In early 2020, NBC will have to make the difficult decision.
Will the network bring back all or part of the cast and crew, possibly for a decrease in pay, to write and film Season 56?
Or will they let the series die, not with a bang, but with a whimper?
(By the way, was anyone going to tell me that Paul Telfer is on Days of Our Lives, or was I just supposed to learn that while writing this article?)
Days of Our Lives will halt production at the end of November.
It will be Summer of 2020, at the absolute earliest, when the new episodes run out.
Some fans have been watching since the premiere in 1965. NBC must know that there are a lot of sentimental attachments from fans to the show.
Soap operas were once an indomitable cultural force. Who among us does not know Susan Lucci's name?
Hayden Panettiere, Eva Longoria, Sarah Michelle Gellar -- these actresses were all daytime stars before they were household names.
A number of factors have contributed to their decline. DVR and streaming both mean that people can watch any show at any time, not simply what's on.
Social media, video games, and economic realitities have also prevented many younger people from having the time to even try watching soaps.
But on top of how exhausting the idea of watching five episodes of anything per week, every week, forever is, there's another factor.
During the '90s, the OJ Simpson trial saw a massive drop in viewership on all other afternoon programming, particularly soaps.
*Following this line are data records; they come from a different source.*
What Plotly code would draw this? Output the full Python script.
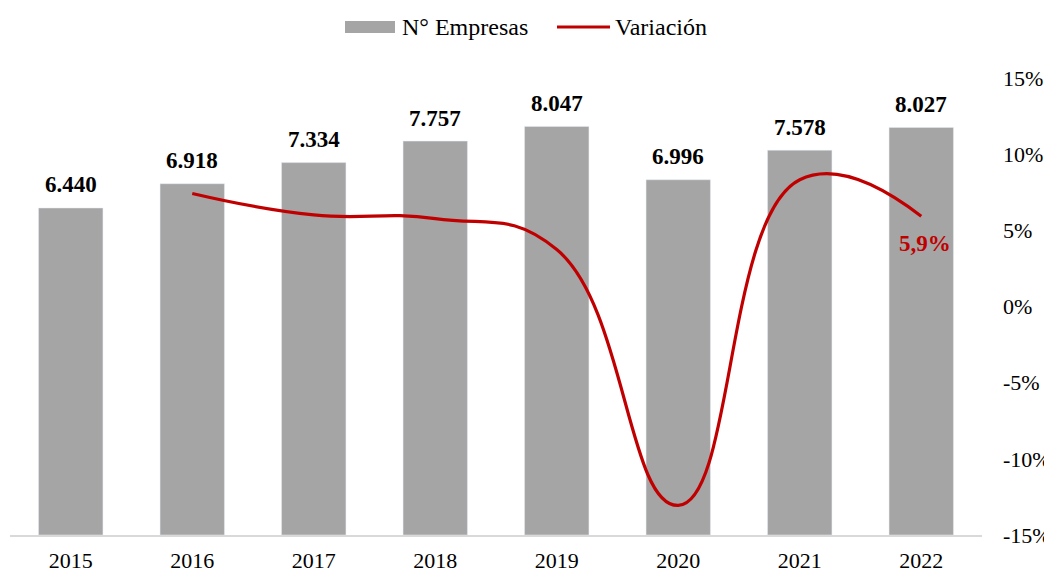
import plotly.graph_objects as go

years = ["2015", "2016", "2017", "2018", "2019", "2020", "2021", "2022"]
empresas = [6440, 6918, 7334, 7757, 8047, 6996, 7578, 8027]
variacion = [None, 0.0742, 0.0601, 0.0577, 0.0374, -0.1306, 0.0832, 0.0593]
pct_ticks = [-0.15, -0.10, -0.05, 0.0, 0.05, 0.10, 0.15]
pct_labels = ["-15%", "-10%", "-5%", "0%", "5%", "10%", "15%"]

FONT = "Liberation Serif, Times New Roman, serif"
BAR = "#a5a5a5"
RED = "#c00000"

# page body has an 8px margin; lay out in window pixels minus that offset
OFF = 8
W, H = 1052 - OFF, 574 - OFF
ml, mt = 10 - OFF, 78 - OFF
mr = W - (982 - OFF)
mb = H - (535 - OFF)
pw, ph = W - ml - mr, H - mt - mb


def px(x):
    return (x - OFF - ml) / pw


def py(y):
    return (H - mb - (y - OFF)) / ph


fig = go.Figure()
fig.add_trace(go.Bar(x=years, y=empresas, marker_color=BAR, name="N° Empresas",
                     showlegend=False, yaxis="y"))
fig.add_trace(go.Scatter(x=years, y=variacion, mode="lines", name="Variación",
                         line=dict(color=RED, width=3.2, shape="spline", smoothing=1.3),
                         showlegend=False, yaxis="y2"))

annotations = []
for i, v in enumerate(empresas):
    annotations.append(dict(x=i, y=v, xref="x", yref="y", text=f"<b>{v:,.0f}</b>".replace(",", "."),
                            showarrow=False, yanchor="middle", yshift=23,
                            font=dict(family=FONT, size=23, color="black")))
last = variacion[-1]
annotations.append(dict(x=len(years) - 1, y=last, xref="x", yref="y2",
                        text="<b>" + f"{last*100:.1f}".replace(".", ",") + "%</b>",
                        showarrow=False, yanchor="middle", yshift=-27, xshift=4,
                        font=dict(family=FONT, size=23, color=RED)))

shapes = [
    dict(type="rect", xref="paper", yref="paper", x0=px(345), x1=px(395), y0=py(33), y1=py(21),
         fillcolor=BAR, line=dict(width=0)),
    dict(type="line", xref="paper", yref="paper", x0=px(557), x1=px(610), y0=py(27), y1=py(27),
         line=dict(color=RED, width=3.2)),
]
annotations.append(dict(x=px(400), y=py(27), xref="paper", yref="paper", text="N° Empresas",
                        showarrow=False, xanchor="left", yanchor="middle",
                        font=dict(family=FONT, size=24, color="black")))
annotations.append(dict(x=px(613), y=py(27), xref="paper", yref="paper", text="Variación",
                        showarrow=False, xanchor="left", yanchor="middle",
                        font=dict(family=FONT, size=24, color="black")))

fig.update_layout(
    width=W, height=H,
    margin=dict(l=ml, r=mr, t=mt, b=mb, autoexpand=False),
    plot_bgcolor="white", paper_bgcolor="white",
    bargap=0.47,
    showlegend=False,
    font=dict(family=FONT, size=22, color="black"),
    xaxis=dict(type="category", showline=True, linecolor="#d9d9d9", linewidth=1.5,
               ticks="", showgrid=False, ticklabelstandoff=5, range=[-0.5, 7.5],
               tickfont=dict(family=FONT, size=22, color="black")),
    yaxis=dict(range=[0, 9000], visible=False, showgrid=False),
    yaxis2=dict(overlaying="y", side="right", range=[-0.15, 0.15], tickvals=pct_ticks,
                ticktext=pct_labels, showgrid=False, zeroline=False, showline=False,
                ticks="", ticklabelstandoff=20,
                tickfont=dict(family=FONT, size=22, color="black")),
    annotations=annotations,
    shapes=shapes,
)

fig.write_html("out.html")
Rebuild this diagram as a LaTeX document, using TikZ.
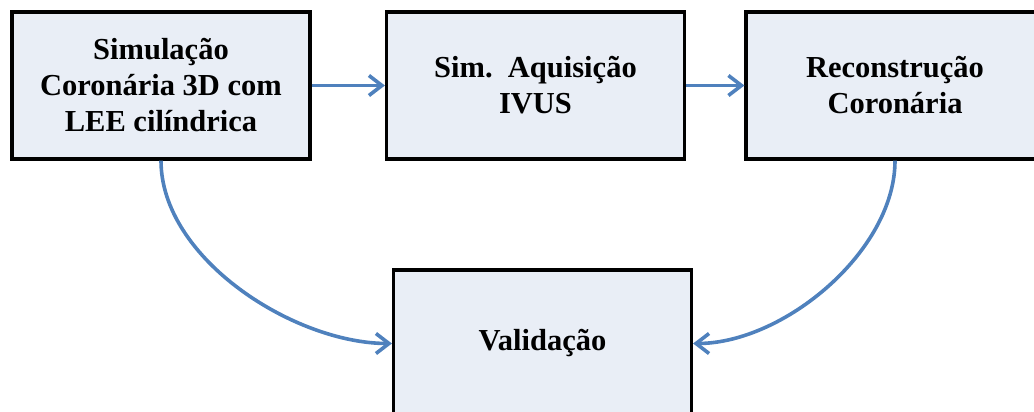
\documentclass[tikz,border=0pt]{standalone}
\usepackage{fontspec}
\setmainfont{Liberation Serif}
\usetikzlibrary{arrows.meta}
\definecolor{boxfill}{RGB}{233,238,246}
\definecolor{flowblue}{RGB}{79,129,189}

\begin{document}
\begin{tikzpicture}[x=1pt, y=1pt, ->, >={Straight Barb[length=13pt,width=20pt]}, auto]
    \tikzstyle{every node}=[font=\bfseries\fontsize{30.5}{36}\selectfont]
    \tikzstyle{block}=[draw=black, line width=3.2pt, fill=boxfill, minimum width=298pt, minimum height=147pt, inner sep=0pt, align=center]
    \tikzstyle{flow}=[draw=flowblue, line width=3.6pt]

    \useasboundingbox (0, 0) rectangle (1034, -412);

    \node[block] at (161, -85.5)   (sim)  {Simulação\\Coronária 3D com\\LEE cilíndrica};
    \node[block] at (535.5, -85.5) (aq)   {Sim.\ \ Aquisição\\IVUS};
    \node[block] at (895, -85.5)   (rec)  {Reconstrução\\Coronária};
    \node[block] at (542.5, -343.5) (val) {Validação};

    \draw[flow] (sim) -- (aq);
    \draw[flow] (aq) -- (rec);
    \draw[flow] (sim.south) to[out=-90, in=180, looseness=0.85] (val.west);
    \draw[flow] (rec.south) to[out=-90, in=0, looseness=0.85] (val.east);
\end{tikzpicture}
\end{document}
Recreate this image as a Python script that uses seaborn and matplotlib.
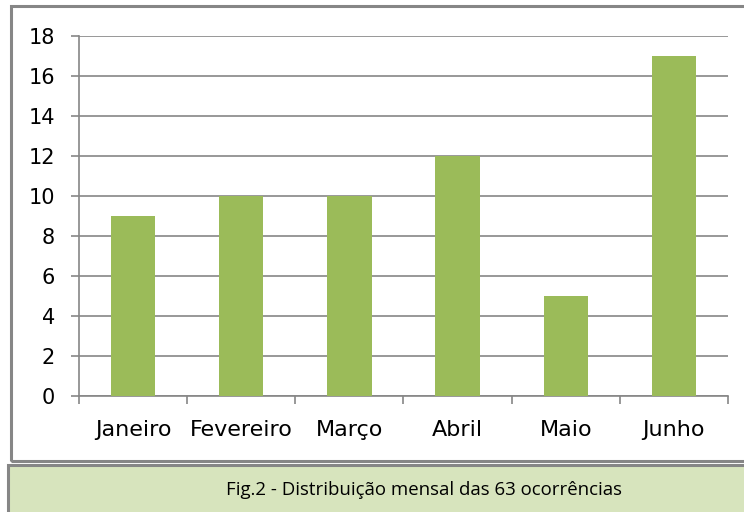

A solid chunk of those viewers simply never returned to the soap operas once that trial reached its awful conclusion.
Soap operas keep viewers hanging. Missing months at a time means new characters and storylines, and it's hard for old viewers to reinvest.
To emphasize, Days of Our Lives has not been canceled -- simply placed on indefinite hiatus. Next year, NBC will decide the show's fate.
In the mean time, the show has decided to incorporate everyone's least favorite TV trope, a time skip, which they note that no other soap has done.
Jumping ahead one year, the show will tease viewers with what has changed in so little time and what took place among the characters.
Perhaps it will be enough to keep ratings from dipping too low.